White-box 100GE revenues slip as market shifts to Tier 2s

100GE white-box
Image credit: Timofeev Vladimir / Shutterstock.com

White box vendors have been losing market share in 100GE data center switching market during the past year to the big brands in terms of revenue. The good news (for them) is that’s not a rejection of the white-box paradigm but rather the result of shifting refresh cycles.

According to a recent report by Dell’Oro Group, 100GE adoption for data centers is growing, in part because it’s now priced competitively against 40GE – and at levels that Dell’Oro wasn’t expecting to see until at least next year – and partly because major cloud service providers like Google, Amazon and Facebook began migrating to 100GE at the end of 2016 and through much of 2017.
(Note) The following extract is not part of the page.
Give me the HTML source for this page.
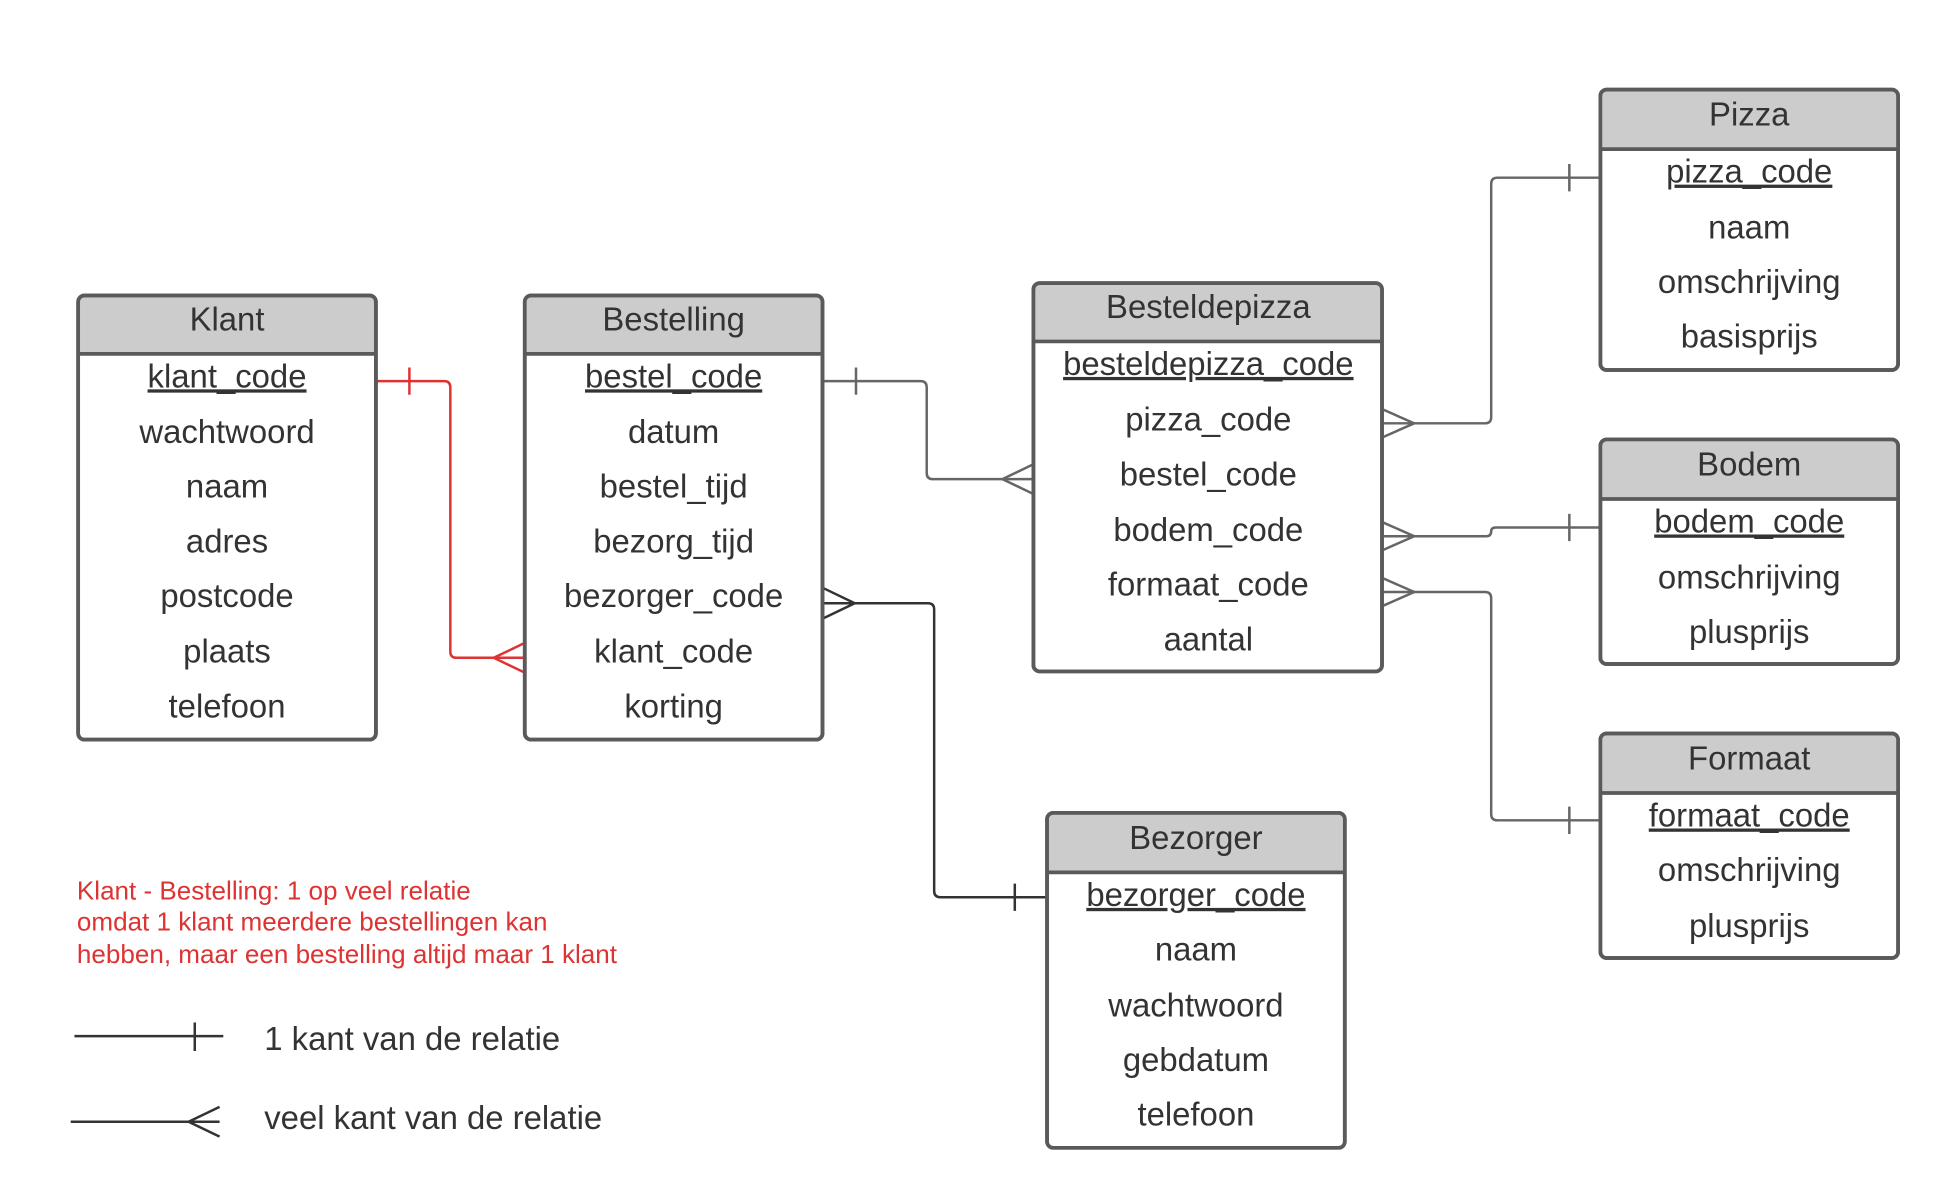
<!DOCTYPE html>
<html><head><meta charset="utf-8"><style>
html,body{margin:0;padding:0;background:#fff;width:1944px;height:1194px;overflow:hidden}
svg{display:block}
text{font-family:"Liberation Sans",sans-serif}
.t{font-size:26.5px;fill:#333;text-anchor:middle}
.b{fill:#fff;stroke:#5a5a5a;stroke-width:3}
.h{fill:#cccccc;stroke:none}
.c{fill:none;stroke:#666;stroke-width:2}
.k{fill:none;stroke:#333;stroke-width:2}
.r{fill:none;stroke:#d33;stroke-width:2}
</style></head><body>
<svg width="1944" height="1194" viewBox="0 0 1567 962" xmlns="http://www.w3.org/2000/svg">
<!-- connectors -->
<path class="r" d="M304 307 H358 Q363 307 363 312 V525 Q363 530 368 530 H423"/>
<path class="r" d="M330 296 V318 M423 518 L398 530 L423 542"/>
<path class="c" d="M664 307 H742 Q747 307 747 312 V381 Q747 386 752 386 H833"/>
<path class="c" d="M690 296 V318 M833 374 L808 386 L833 398"/>
<path class="k" d="M664 486 H748 Q753 486 753 491 V718 Q753 723 758 723 H844"/>
<path class="k" d="M664 474 L689 486 L664 498 M818 712 V734"/>
<path class="c" d="M1115 341 H1197 Q1202 341 1202 336 V148 Q1202 143 1207 143 H1290"/>
<path class="c" d="M1265 132 V154 M1115 330 L1140 341 L1115 352"/>
<path class="c" d="M1115 432 H1198 Q1202 432 1202 428 Q1202 425 1206 425 H1290"/>
<path class="c" d="M1265 414 V436 M1115 421 L1140 432 L1115 443"/>
<path class="c" d="M1115 477 H1197 Q1202 477 1202 482 V656 Q1202 661 1207 661 H1290"/>
<path class="c" d="M1265 650 V672 M1115 466 L1140 477 L1115 488"/>
<!-- tables -->
<g>
<rect class="b" x="63" y="238" width="240" height="358" rx="5"/>
<rect class="h" x="64.5" y="239.5" width="237" height="45"/>
<line x1="63" y1="285" x2="303" y2="285" stroke="#5a5a5a" stroke-width="3"/>
<rect x="63" y="238" width="240" height="358" rx="5" fill="none" stroke="#5a5a5a" stroke-width="3"/>
<text class="t" x="183" y="266">Klant</text>
<text class="t" x="183" y="312" text-decoration="underline">klant_code</text>
<text class="t" x="183" y="357">wachtwoord</text>
<text class="t" x="183" y="401">naam</text>
<text class="t" x="183" y="445">adres</text>
<text class="t" x="183" y="489">postcode</text>
<text class="t" x="183" y="534">plaats</text>
<text class="t" x="183" y="578">telefoon</text>
</g>
<g>
<rect class="b" x="423" y="238" width="240" height="358" rx="5"/>
<rect class="h" x="424.5" y="239.5" width="237" height="45"/>
<line x1="423" y1="285" x2="663" y2="285" stroke="#5a5a5a" stroke-width="3"/>
<rect x="423" y="238" width="240" height="358" rx="5" fill="none" stroke="#5a5a5a" stroke-width="3"/>
<text class="t" x="543" y="266">Bestelling</text>
<text class="t" x="543" y="312" text-decoration="underline">bestel_code</text>
<text class="t" x="543" y="357">datum</text>
<text class="t" x="543" y="401">bestel_tijd</text>
<text class="t" x="543" y="445">bezorg_tijd</text>
<text class="t" x="543" y="489">bezorger_code</text>
<text class="t" x="543" y="534">klant_code</text>
<text class="t" x="543" y="578">korting</text>
</g>
<g>
<rect class="b" x="833" y="228" width="281" height="313" rx="5"/>
<rect class="h" x="834.5" y="229.5" width="278" height="45"/>
<line x1="833" y1="275" x2="1114" y2="275" stroke="#5a5a5a" stroke-width="3"/>
<rect x="833" y="228" width="281" height="313" rx="5" fill="none" stroke="#5a5a5a" stroke-width="3"/>
<text class="t" x="974" y="256">Besteldepizza</text>
<text class="t" x="974" y="302" text-decoration="underline">besteldepizza_code</text>
<text class="t" x="974" y="347">pizza_code</text>
<text class="t" x="974" y="391">bestel_code</text>
<text class="t" x="974" y="436">bodem_code</text>
<text class="t" x="974" y="480">formaat_code</text>
<text class="t" x="974" y="524">aantal</text>
</g>
<g>
<rect class="b" x="1290" y="72" width="240" height="226" rx="5"/>
<rect class="h" x="1291.5" y="73.5" width="237" height="46"/>
<line x1="1290" y1="120" x2="1530" y2="120" stroke="#5a5a5a" stroke-width="3"/>
<rect x="1290" y="72" width="240" height="226" rx="5" fill="none" stroke="#5a5a5a" stroke-width="3"/>
<text class="t" x="1410" y="101">Pizza</text>
<text class="t" x="1410" y="147" text-decoration="underline">pizza_code</text>
<text class="t" x="1410" y="192">naam</text>
<text class="t" x="1410" y="236">omschrijving</text>
<text class="t" x="1410" y="280">basisprijs</text>
</g>
<g>
<rect class="b" x="1290" y="354" width="240" height="181" rx="5"/>
<rect class="h" x="1291.5" y="355.5" width="237" height="46"/>
<line x1="1290" y1="402" x2="1530" y2="402" stroke="#5a5a5a" stroke-width="3"/>
<rect x="1290" y="354" width="240" height="181" rx="5" fill="none" stroke="#5a5a5a" stroke-width="3"/>
<text class="t" x="1410" y="383">Bodem</text>
<text class="t" x="1410" y="429" text-decoration="underline">bodem_code</text>
<text class="t" x="1410" y="474">omschrijving</text>
<text class="t" x="1410" y="518">plusprijs</text>
</g>
<g>
<rect class="b" x="1290" y="591" width="240" height="181" rx="5"/>
<rect class="h" x="1291.5" y="592.5" width="237" height="46"/>
<line x1="1290" y1="639" x2="1530" y2="639" stroke="#5a5a5a" stroke-width="3"/>
<rect x="1290" y="591" width="240" height="181" rx="5" fill="none" stroke="#5a5a5a" stroke-width="3"/>
<text class="t" x="1410" y="620">Formaat</text>
<text class="t" x="1410" y="666" text-decoration="underline">formaat_code</text>
<text class="t" x="1410" y="710">omschrijving</text>
<text class="t" x="1410" y="755">plusprijs</text>
</g>
<g>
<rect class="b" x="844" y="655" width="240" height="270" rx="5"/>
<rect class="h" x="845.5" y="656.5" width="237" height="46"/>
<line x1="844" y1="703" x2="1084" y2="703" stroke="#5a5a5a" stroke-width="3"/>
<rect x="844" y="655" width="240" height="270" rx="5" fill="none" stroke="#5a5a5a" stroke-width="3"/>
<text class="t" x="964" y="684">Bezorger</text>
<text class="t" x="964" y="730" text-decoration="underline">bezorger_code</text>
<text class="t" x="964" y="774">naam</text>
<text class="t" x="964" y="819">wachtwoord</text>
<text class="t" x="964" y="863">gebdatum</text>
<text class="t" x="964" y="907">telefoon</text>
</g>
<!-- note -->
<g font-size="21" fill="#d33">
<text x="62" y="725">Klant - Bestelling: 1 op veel relatie</text>
<text x="62" y="750">omdat 1 klant meerdere bestellingen kan</text>
<text x="62" y="776">hebben, maar een bestelling altijd maar 1 klant</text>
</g>
<!-- legend -->
<path class="k" d="M60 835 H180 M157 824 V847"/>
<text x="213" y="846" font-size="26.5" fill="#333">1 kant van de relatie</text>
<path class="k" d="M57 904 H177 M177 892 L152 904 L177 916"/>
<text x="213" y="910" font-size="26.5" fill="#333">veel kant van de relatie</text>
</svg>
</body></html>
In fact, Dell’Oro credits sales of 100 GE ethernet switching with underpinning “the entire strength of the data center market”. The report estimates that 100 GE ports will double in 2018 and again in 2019.

The 100GE trend has been good for vendors like Quanta, Inventec, Delta, Celestica, Accton and Foxconn, as the white-box model is a good fit for hyperscale cloud providers, said Sameh Boujelbene, senior director at Dell’Oro Group.

“White box adoption has been mostly driven by few large cloud SPs because they have the financial and engineering resources to either develop their own NOS [network operating system] or use a third party NOS and integrate it on top of white box switches,” Boujelbene told Disruptive.Asia.

However, he added, now that the 100GE refresh cycle is finally hitting other market segments such as Tier 2 cloud providers and large enterprises, “it is benefitting other branded vendors like H3C, Cisco and Huawei since they still dominate these segments of the market.”

Dell’Oro says the share of 100GE revenue for white-box players has declined from 25% in Q3 2017 to 20% in Q3 2018.

As for why Tier 2s and enterprises are generally sticking with the brands, Boujelbene puts it down to two reasons.

First, the capex savings of white-box switches only really pay off for large-scale deployments – for smaller deployments, the money saved on hardware won’t be offset by the operating costs associated with the integration efforts of third-party software.

And second, Boujelbene explains, white-box vendors have longer lead times compared to the brands. “White-box vendors give priority to large-scale customers, while small-scale customers usually sit at the very bottom of the waiting list.”

Even so, white-box vendors have 400GE to look forward to, Boujelbene adds. “We expect white box vendors to be the share leader in the next 400 GE refresh cycle when it starts to materialize in late 2019/2020.”